Certainly, Century Media weren’t ready for Asphyx—even if Promo ’91 portended the shape of cruelty to come—but death-hungry fans from Buffalo and London to Stockholm and Chicago waited with bated (and putrid) breath. Asphyx’s network of tape-traders, letter-writers and flyer-distributors had for years seeded the underground with nefarious stories, repellent rumors and sickening whispers of incoming death… and they got it.

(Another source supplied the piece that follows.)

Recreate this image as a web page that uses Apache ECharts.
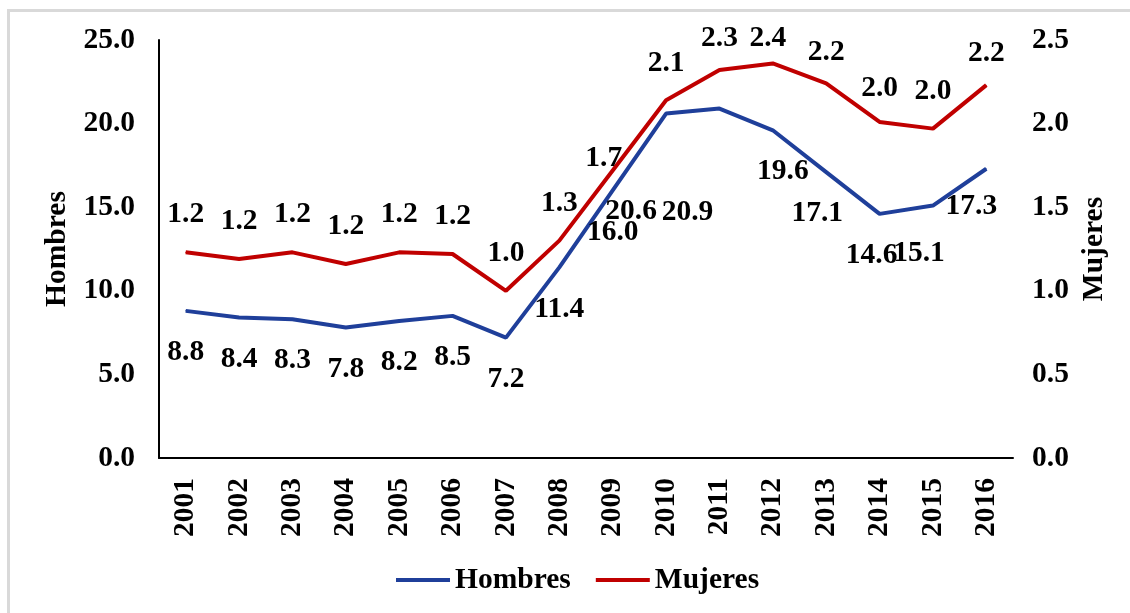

When The Rack was released in the spring of 1991, death metal was in full swing. The genre of the unsung, the disenfranchised and the wicked had wormed its way to the surface, spilling blood, guts and malodorous slime everywhere. The frantic pace of 1991—Dismember’s Like an Ever Flowing Stream, Morbid Angel’s Blessed Are the Sick, Autopsy’s Mental Funeral and Suffocation’s Effigy of the Forgotten were but four pivotal albums that year—was suddenly given the slow turn of the dagger. The Rack had literally materialized out of the cellar of a dilapidated Dutch factory—called Harrow Studios—to foment discord and barbarity. Expertly crafted and strategically positioned, the razor claws and rusty spikes of “Vermin,” “Diabolical Existence,” “Evocation,” “Wasteland of Terror” and the title track served as the soundtrack to Asphyx’s mayhem on their global debut. Unlike many drummers of the day, Bagchus was economical in his caveman pound. To his left and front, Daniels offered up the kind of magic forgotten in the age of shredders and axe-slingers. Meanwhile, van Drunen sent shockwaves through the scene, his disquieting growls, roars and screams trademarking Asphyx into infamy. The Rack was (and still is) no-compromise death metal, singular then (and now) in its brutal ways.